For most classes there are multiple goodies specific to the class. Fighters get High BAB + Feats, Rogues get Sneak Attack + Talents, Rangers get Ranged/TWF + Animal + 1/2 Druid stuffs, Wizards get Spells + School Powers.

Generally when you take a prestige you give something up for a payoff, something to make the character special. Fighters prestige to one with the same BAB but lose their feats , Rogues keep Sneak Attack but lose Talents. Wizards I can understand lose their school powers, but to also take a hit on their spell growth is overly damaging.

How could this rule be considered balanced while not limiting the highest spells of other comparable casters such as Cleric prestiges?


Wow, what a horrible rule.

Unless you have a DM who either throws money at you, or lets you sell magic items without restriction, and then also doesn't dick you around on what scrolls are available, let alone even exist, then there would never be an instance in which you'd want to prestige off of wizard.

What a stroke of idiocy in ruling that when a wizard gains new areas of mastery they forget to improve the very core element that makes the class worthwhile at all. This is like making every fighter prestige class have a BAB advancement of 0. Sure you can gain new special abilities, but you're now at a near total halt on what made your class special in the first place.

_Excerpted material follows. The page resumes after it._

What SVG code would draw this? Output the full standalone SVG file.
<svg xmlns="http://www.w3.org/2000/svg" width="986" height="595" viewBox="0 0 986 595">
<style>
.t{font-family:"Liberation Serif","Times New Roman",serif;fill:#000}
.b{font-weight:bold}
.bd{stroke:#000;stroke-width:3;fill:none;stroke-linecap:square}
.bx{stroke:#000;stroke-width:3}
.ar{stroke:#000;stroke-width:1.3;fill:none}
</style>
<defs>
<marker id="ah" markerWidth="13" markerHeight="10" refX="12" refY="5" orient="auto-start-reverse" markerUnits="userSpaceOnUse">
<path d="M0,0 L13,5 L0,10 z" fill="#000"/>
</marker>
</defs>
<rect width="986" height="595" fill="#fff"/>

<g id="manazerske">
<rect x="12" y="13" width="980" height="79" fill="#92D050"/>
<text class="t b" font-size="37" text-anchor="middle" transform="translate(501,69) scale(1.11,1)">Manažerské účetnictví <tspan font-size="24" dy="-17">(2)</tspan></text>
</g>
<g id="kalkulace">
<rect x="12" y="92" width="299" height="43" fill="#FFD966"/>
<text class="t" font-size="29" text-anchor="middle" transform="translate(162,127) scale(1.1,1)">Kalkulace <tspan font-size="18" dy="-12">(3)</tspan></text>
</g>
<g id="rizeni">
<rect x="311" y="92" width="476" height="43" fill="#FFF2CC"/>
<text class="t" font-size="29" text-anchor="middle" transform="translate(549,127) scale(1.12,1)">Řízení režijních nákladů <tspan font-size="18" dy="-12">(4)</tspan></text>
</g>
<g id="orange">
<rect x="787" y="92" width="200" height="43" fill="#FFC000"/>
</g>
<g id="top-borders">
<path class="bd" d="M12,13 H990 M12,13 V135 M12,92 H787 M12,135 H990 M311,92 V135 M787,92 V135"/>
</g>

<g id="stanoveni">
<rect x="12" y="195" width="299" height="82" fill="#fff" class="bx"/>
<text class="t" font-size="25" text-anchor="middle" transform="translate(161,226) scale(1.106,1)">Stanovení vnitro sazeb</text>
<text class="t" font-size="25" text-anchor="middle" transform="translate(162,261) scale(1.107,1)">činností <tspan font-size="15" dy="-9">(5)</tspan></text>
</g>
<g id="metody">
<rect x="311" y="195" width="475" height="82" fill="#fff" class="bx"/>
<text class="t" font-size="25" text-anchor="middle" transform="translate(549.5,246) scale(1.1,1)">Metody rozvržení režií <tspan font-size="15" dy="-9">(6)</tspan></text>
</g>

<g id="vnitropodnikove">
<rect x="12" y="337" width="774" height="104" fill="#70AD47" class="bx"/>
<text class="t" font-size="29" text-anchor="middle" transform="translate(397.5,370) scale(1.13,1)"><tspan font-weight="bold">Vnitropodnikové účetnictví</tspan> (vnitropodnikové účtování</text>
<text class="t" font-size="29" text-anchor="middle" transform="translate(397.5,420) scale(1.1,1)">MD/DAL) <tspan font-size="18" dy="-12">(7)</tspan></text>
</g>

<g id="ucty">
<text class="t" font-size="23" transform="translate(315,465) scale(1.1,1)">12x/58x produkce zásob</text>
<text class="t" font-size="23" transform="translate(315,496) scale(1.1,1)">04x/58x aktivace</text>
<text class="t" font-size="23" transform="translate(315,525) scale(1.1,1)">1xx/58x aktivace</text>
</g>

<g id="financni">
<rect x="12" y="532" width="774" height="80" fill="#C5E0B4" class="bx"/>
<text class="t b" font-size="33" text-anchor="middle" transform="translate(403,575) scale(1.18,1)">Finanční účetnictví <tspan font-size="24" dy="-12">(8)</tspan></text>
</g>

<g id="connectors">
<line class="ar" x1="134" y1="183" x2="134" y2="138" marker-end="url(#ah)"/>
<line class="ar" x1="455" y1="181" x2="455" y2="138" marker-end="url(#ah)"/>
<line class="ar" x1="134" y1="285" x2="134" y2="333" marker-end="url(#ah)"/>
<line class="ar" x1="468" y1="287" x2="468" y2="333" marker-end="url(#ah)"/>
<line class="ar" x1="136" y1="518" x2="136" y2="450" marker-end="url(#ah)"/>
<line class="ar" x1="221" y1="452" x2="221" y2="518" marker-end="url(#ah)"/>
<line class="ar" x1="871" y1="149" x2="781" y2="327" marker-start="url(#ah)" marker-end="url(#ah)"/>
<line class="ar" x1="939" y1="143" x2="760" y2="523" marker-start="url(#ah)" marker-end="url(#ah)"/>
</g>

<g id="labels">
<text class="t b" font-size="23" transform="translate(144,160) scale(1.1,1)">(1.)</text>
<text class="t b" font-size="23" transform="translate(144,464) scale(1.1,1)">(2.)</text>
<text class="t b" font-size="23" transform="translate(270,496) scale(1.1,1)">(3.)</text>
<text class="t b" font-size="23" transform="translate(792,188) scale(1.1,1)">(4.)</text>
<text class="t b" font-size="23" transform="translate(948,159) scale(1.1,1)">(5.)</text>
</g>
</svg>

I feel like stabbing someone.


I'm in a pickle with my DM.

I'd like to take my level 10 Wizard (Diviner) and move into Pathfinder Savant.
Pathfinder Savant reads:

"At 2nd level and beyond, a Pathfinder savant gains new spells per day as if he had also gained a level in a spellcasting class he belonged to before adding the prestige class. He does not gain other benefits a character of that class would have gained, except for additional spells per day, spells known (if he is a spontaneous spellcaster), and an increased effective level of spellcasting. If a character had more than one spellcasting class before becoming a Pathfinder savant, he must decide to which class he adds the new level for purposes of determining spells per day."

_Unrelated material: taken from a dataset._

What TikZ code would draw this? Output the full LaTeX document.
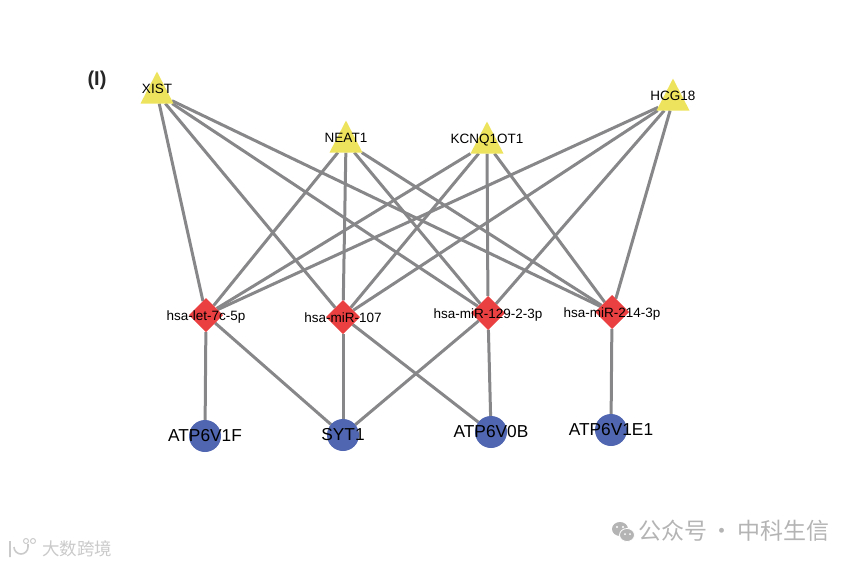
\documentclass[tikz,border=0pt]{standalone}
\usepackage{fontspec}
\setmainfont{Liberation Sans}
\newfontfamily\cjkfont{Noto Sans CJK SC}
\usepackage{tikz}
\usetikzlibrary{shapes.geometric,backgrounds}
\definecolor{lncyellow}{HTML}{EDE35C}
\definecolor{mirred}{HTML}{EA4042}
\definecolor{genblue}{HTML}{5066B0}
\definecolor{edgegray}{HTML}{87878A}
\definecolor{markgray}{HTML}{B4B4B4}
\begin{document}
\begin{tikzpicture}[x=1pt, y=-1pt,
  small/.style={font=\fontsize{13.5}{16}\selectfont, text height=10pt, text depth=3pt, inner sep=0pt},
  lnc/.style={isosceles triangle, isosceles triangle stretches, shape border rotate=90, fill=lncyellow, inner sep=0pt, outer sep=0pt, minimum width=33pt, minimum height=32pt, label={[small, yshift=4pt]center:#1}},
  mir/.style={diamond, fill=mirred, inner sep=0pt, outer sep=0pt, minimum size=34pt, label={[small, yshift=-1.5pt]center:#1}},
  gen/.style={circle, fill=genblue, inner sep=0pt, outer sep=0pt, minimum size=32pt, label={[font=\fontsize{17.3}{20}\selectfont, text height=12.5pt, text depth=3pt, inner sep=0pt, yshift=-1.2pt]center:#1}},
  link/.style={draw=edgegray, line width=3pt}]
\useasboundingbox (0,0) rectangle (855,565);
\node[font=\bfseries\fontsize{20}{24}\selectfont, text=black!85] (tag) at (97,80) {(I)};
\node[lnc=XIST] (xist) at (157,93.5) {};
\node[lnc=NEAT1] (neat) at (346,142.5) {};
\node[lnc=KCNQ1OT1] (kcn) at (487,143.5) {};
\node[lnc=HCG18] (hcg) at (673,100.5) {};
\node[mir=hsa-let-7c-5p] (let) at (206,315) {};
\node[mir=hsa-miR-107] (m107) at (343,317) {};
\node[mir=hsa-miR-129-2-3p] (m129) at (488,313) {};
\node[mir=hsa-miR-214-3p] (m214) at (612,312) {};
\node[gen=ATP6V1F] (v1f) at (205,436) {};
\node[gen=SYT1] (syt) at (343,435) {};
\node[gen=ATP6V0B] (v0b) at (491,432) {};
\node[gen=ATP6V1E1] (v1e) at (611,430) {};
\begin{pgfonlayer}{background}
\draw[link] (xist) -- (let);
\draw[link] (xist) -- (m107);
\draw[link] (xist) -- (m129);
\draw[link] (xist) -- (m214);
\draw[link] (neat) -- (let);
\draw[link] (neat) -- (m107);
\draw[link] (neat) -- (m129);
\draw[link] (neat) -- (m214);
\draw[link] (kcn) -- (let);
\draw[link] (kcn) -- (m107);
\draw[link] (kcn) -- (m129);
\draw[link] (kcn) -- (m214);
\draw[link] (hcg) -- (let);
\draw[link] (hcg) -- (m107);
\draw[link] (hcg) -- (m129);
\draw[link] (hcg) -- (m214);
\draw[link] (let) -- (v1f);
\draw[link] (let) -- (syt);
\draw[link] (m107) -- (syt);
\draw[link] (m107) -- (v0b);
\draw[link] (m129) -- (syt);
\draw[link] (m129) -- (v0b);
\draw[link] (m214) -- (v1e);
\end{pgfonlayer}
% watermarks
\node[font=\cjkfont\fontsize{23}{24}\selectfont, text=markgray, inner sep=0pt] (mark) at (734,531) {公众号\hspace{0.15em}·\hspace{0.15em}中科生信};
\node[font=\cjkfont\fontsize{17.5}{20}\selectfont, text=markgray!70, inner sep=0pt] (site) at (77,549) {大数跨境};
\fill[markgray] (620,529) ellipse (8 and 7);
\fill[markgray, draw=white, line width=0.8pt] (627,535) ellipse (7.5 and 6.5);
\fill[white] (617,527) circle (1.2) (623,527) circle (1.2) (625,534) circle (1) (630,534) circle (1);
\draw[markgray!70, line width=1.6pt] (10,541) -- (10,557) (14,547) arc[start angle=180, end angle=0, radius=7] -- ++(0,-3);
\draw[markgray!70, line width=1pt] (26,541) circle (2.5) (33,541) circle (2.5);
\end{tikzpicture}
\end{document}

He believes that the two spells per level that you gain in Wizard are "benefits of a character of that class". Which would mean that although I would be able to cast higher level spells, I wouldn't have any of those higher level spells to cast unless I found/bought scrolls or spellbooks with them already in.

He also sites the d20pfsrd Mystic Theurge Eratta from the site which reads as such:

"Does a wizard (or other character that uses a spellbook), receive bonus spells to add to his spellbook when he gains a level in a prestige class that grants an increase to spellcasting?

No. The increase to his spellcasting level does not grant any other benefits, except for spells per day, spells known (for spontaneous casters), and an increase to his overall caster level. He must spend time and gold to add new spells to his spellbook."

This just seems rather stifling as an advancing spellcaster, something which hurts wizards but not sorcerers. The whole thing just seems off. Which of us is right?